Use the droplet’s public IP address to log in as root:

ssh root@your_droplet_public_IP

+ Ensure your SSH key is added to the SSH agent, or specify the key file directly:

ssh -i /path/to/your/private_key root@your_droplet_public_IP

+ Once connected, you will be logged in as the root user without needing a password.

Check the Message of the Day (MOTD) for Access Token:
- Upon successful login via console or SSH, the Message of the Day (MOTD) will be displayed.
- This message includes important information such as the bearer token. Take note of this token as you’ll need it to use the inference API for your model.

Troubleshooting

Please note that the models require a couple of minutes to load, as the docker containers is started for the respective model. During this process any API calls to the model will timeout.
To ensure that Caddy is working, run:

sudo systemctl status caddy

Usage Examples

Using cURL

You can make a local API call using this cURL command:

curl -X 'POST' \
  'http://<your_droplet_ip>/v1/chat/completions' \
  -H 'accept: application/json' \
  -H 'Content-Type: application/json' \
  -H 'Authorization: Bearer '<your_token_here>'' \
  -d '{
    "model": "<model_name>",
    "messages": [{"role":"user", "content":"What is Deep Learning?"}],
    "max_tokens": 64,
    "stream": false
}'

Using Python with `huggingface_hub`

from huggingface_hub import InferenceClient

client = InferenceClient(
    base_url="http://0.0.0.0:8080/v1",
    api_key="-",
)

output = client.chat.completions.create(
    model="meta-llama/Meta-Llama-3.1-8B-Instruct",
    messages=[
        {"role": "user", "content": "Count to 10"},
    ],
    stream=True,
    max_tokens=1024,
)

for chunk in output:
    print(chunk.choices[0].delta.content, end="")
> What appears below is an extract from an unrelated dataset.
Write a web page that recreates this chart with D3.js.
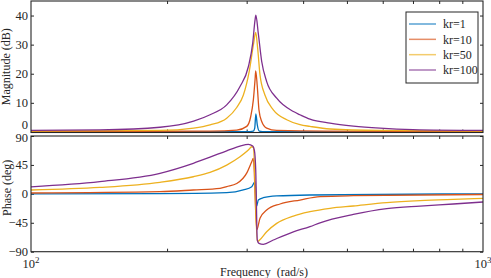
<!DOCTYPE html>
<html lang="en">
<head>
<meta charset="UTF-8" />
<title>Bode plot of resonant controller for several kr</title>
<script src="https://d3js.org/d3.v7.min.js"></script>
<style>
  body { margin: 0; background: #fff; }
  text { font-family: "Liberation Serif", "Times New Roman", serif; fill: #262626; }
  .tick line { stroke: #262626; }
  .domain { display: none; }
  .curve { fill: none; stroke-width: 1.3; }
</style>
</head>
<body>
<svg width="491" height="278" id="bode"></svg>
<script>
// series names + colours (MATLAB default order)
const krLabels = ["kr=1", "kr=10", "kr=50", "kr=100"];
const colors = ["#0072BD", "#D95319", "#EDB120", "#7E2F8E"];

// magnitude, [frequency rad/s, dB]
const magKr1 = [[100, 0.05], [300, 0.05], [310.4, 0.3], [312.6, 1.3], [314.4, 6.2],
  [316.7, 2.4], [319.9, 0.3], [330, 0.05], [1000, 0.05]];
const magKr10 = [[100, 0.2], [250, 0.3], [285.2, 0.6], [300.1, 1.9], [306.3, 5.3],
  [310.4, 11.0], [313.1, 17.9], [314.2, 21.0], [316.7, 15.6], [319.4, 7.6],
  [323.9, 3.6], [332.2, 1.3], [349.6, 0.5], [450, 0.25], [1000, 0.2]];
const magKr50 = [[100, 0.3], [193, 0.5], [229, 1.3], [249, 2.4], [271, 4.7],
  [285.2, 8.4], [294.9, 12.6], [304.1, 21.0], [310.4, 29.8], [314.2, 34.2],
  [317.4, 28.5], [321.1, 19.6], [329.4, 12.6], [343.6, 7.6], [368, 4.2],
  [393.6, 2.5], [414.2, 1.9], [458.7, 1.0], [591.7, 0.5], [1000, 0.3]];
const magKr100 = [[100, 0.5], [142, 0.7], [193, 1.6], [229, 3.7], [249, 5.9],
  [271, 9.3], [290, 15.6], [302.6, 22.4], [309.4, 30.5], [313.1, 38.5],
  [314.4, 40.1], [318.3, 33.9], [323.9, 24.2], [332.2, 17.3], [349.6, 11.6],
  [380.6, 7.0], [393.6, 5.9], [414.2, 4.4], [458.7, 3.0], [516.6, 2.0],
  [591.7, 1.3], [700, 0.8], [1000, 0.5]];

// phase, [frequency rad/s, deg]
const phaseKr1 = [[100, 0], [192.9, 0.3], [271, 1.8], [294.9, 6], [307.9, 11.2],
  [313.1, 18.9], [315.8, -18.9], [318.3, -9.6], [326.5, -6], [349.6, -3.3],
  [414.2, -1.8], [1000, 0]];
const phaseKr10 = [[100, 1.3], [192.9, 3.4], [228.6, 6], [261.9, 8.5], [271, 11.2],
  [285.2, 16], [300.5, 33], [307.9, 50], [310.4, 55.3], [315.8, -56],
  [321.1, -38], [332.2, -25.2], [355.6, -15.8], [393.6, -9.6], [435.9, -4.4],
  [516.6, -2.9], [1000, -1.0]];
const phaseKr50 = [[100, 6], [142, 10], [192.9, 17.9], [228.6, 26.6], [248.9, 33.4],
  [271, 44.8], [290, 57.7], [302.6, 68.1], [307.9, 73.3], [310.4, 72.3],
  [316.7, -74.4], [319.4, -72.8], [332.2, -58.9], [349.6, -45.9], [380.6, -34.5],
  [414.2, -27.8], [458.7, -22.5], [516.6, -18.9], [612.3, -13.8], [725.5, -10.6],
  [859.7, -8.5], [1000, -6.9]];
const phaseKr100 = [[100, 11], [142, 19], [192.9, 32], [228.6, 47.5], [248.9, 57],
  [271, 67], [290, 74.4], [302.6, 77.1], [309.4, 74.4], [312, 68], [314.2, 37],
  [316.7, -71.8], [319.4, -77], [326.5, -78.6], [343.6, -71.8], [380.6, -59],
  [414.2, -51], [435.9, -45], [516.6, -32], [612.3, -23], [725.5, -19],
  [859.7, -15.8], [1000, -12.7]];

const magTicks = [0, 10, 20, 30, 40];
const phaseTicks = [-90, -45, 0, 45, 90];
const minorFreq = [200, 300, 400, 500, 600, 700, 800, 900];
const decadeLabels = [[100, "2"], [1000, "3"]];

const svg = d3.select("#bode");

const x = d3.scaleLog().domain([100, 1000]).range([31, 483]);
const yMag = d3.scaleLinear().domain([-0.2, 45]).range([132.5, 1]);
const yPh = d3.scaleLinear().domain([-90, 90]).range([251.7, 136]);

function panel(id, y, series, ticks) {
  const [y0, y1] = [y.range()[1], y.range()[0]];
  const g = svg.append("g");

  svg.append("clipPath").attr("id", id)
    .append("rect")
    .attr("x", x.range()[0]).attr("y", y0)
    .attr("width", x.range()[1] - x.range()[0]).attr("height", y1 - y0);

  // ticks on all four sides, pointing in
  g.append("g").attr("class", "yleft").attr("transform", `translate(${x.range()[0]},0)`)
    .call(d3.axisLeft(y).tickValues(ticks).tickSize(-3).tickPadding(3))
    .selectAll("text").attr("font-size", 12.5);
  g.append("g").attr("transform", `translate(${x.range()[1]},0)`)
    .call(d3.axisRight(y).tickValues(ticks).tickSize(-3).tickFormat(""));
  g.append("g").attr("transform", `translate(0,${y0})`)
    .call(d3.axisTop(x).tickValues(minorFreq).tickSize(-3).tickFormat(""));
  g.append("g").attr("transform", `translate(0,${y1})`)
    .call(d3.axisBottom(x).tickValues(minorFreq).tickSize(-3).tickFormat(""));

  const line = d3.line()
    .x((d) => x(d[0]))
    .y((d) => y(d[1]))
    .curve(d3.curveMonotoneX);

  g.append("g").attr("clip-path", `url(#${id})`)
    .selectAll("path")
    .data(series)
    .join("path")
    .attr("class", "curve")
    .attr("stroke", (d, i) => colors[i])
    .attr("d", line);

  g.append("rect")
    .attr("x", x.range()[0]).attr("y", y0)
    .attr("width", x.range()[1] - x.range()[0]).attr("height", y1 - y0)
    .attr("fill", "none").attr("stroke", "#262626").attr("stroke-width", 1.1);
  return g;
}

const magPanel = panel("clipMag", yMag, [magKr1, magKr10, magKr50, magKr100], magTicks);
const phPanel = panel("clipPh", yPh, [phaseKr1, phaseKr10, phaseKr50, phaseKr100], phaseTicks);

// top "0" and "90" labels are squeezed apart a little, as in the original
magPanel.selectAll(".yleft .tick text").filter((d) => d === 0).attr("y", -7);
phPanel.selectAll(".yleft .tick text").filter((d) => d === 90).attr("y", 1.5);

// decade labels 10^2, 10^3
decadeLabels.forEach(([v, p]) => {
  const t = svg.append("text")
    .attr("x", x(v)).attr("y", 268)
    .attr("text-anchor", "middle")
    .attr("font-size", 12.5);
  t.append("tspan").text("10");
  t.append("tspan").attr("dy", -5).attr("font-size", 9).text(p);
});

// axis titles
svg.append("text")
  .attr("transform", `translate(10,${(yMag.range()[0] + yMag.range()[1]) / 2}) rotate(-90)`)
  .attr("text-anchor", "middle").attr("font-size", 12)
  .text("Magnitude (dB)");
svg.append("text")
  .attr("transform", `translate(11,${(yPh.range()[0] + yPh.range()[1]) / 2 - 6}) rotate(-90)`)
  .attr("text-anchor", "middle").attr("font-size", 12)
  .text("Phase (deg)");
svg.append("text")
  .attr("x", 264).attr("y", 275.5)
  .attr("text-anchor", "middle").attr("font-size", 12)
  .style("white-space", "pre")
  .text("Frequency  (rad/s)");

// legend
const legY = d3.scalePoint().domain(krLabels).range([24, 70]);
const leg = svg.append("g");
leg.append("rect")
  .attr("x", 406).attr("y", 12).attr("width", 72).attr("height", 71)
  .attr("fill", "#fff").attr("stroke", "#262626").attr("stroke-width", 1);
krLabels.forEach((k, i) => {
  leg.append("line")
    .attr("x1", 409).attr("x2", 436)
    .attr("y1", legY(k)).attr("y2", legY(k))
    .attr("stroke", colors[i]).attr("stroke-width", 1.5).attr("opacity", 0.65);
  leg.append("text")
    .attr("x", 443).attr("y", legY(k)).attr("dy", "0.35em")
    .attr("font-size", 12)
    .text(k);
});
</script>
</body>
</html>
Using Python with OpenAI library

from openai import OpenAI

client = OpenAI(
    api_key="-",
    base_url="http://0.0.0.0:8080/v1"
)
response = client.chat.completions.create(
    model="meta-llama/Meta-Llama-3.1-8B-Instruct",
    messages=[
        {"role": "user", "content": "What is deep learning?"},
    ],
    stream=True,
    max_tokens=64,
)

# Iterate and print stream
for message in response:
    print(message.choices[0].delta.content, end="")

This works with every OpenAI client including JavaScript.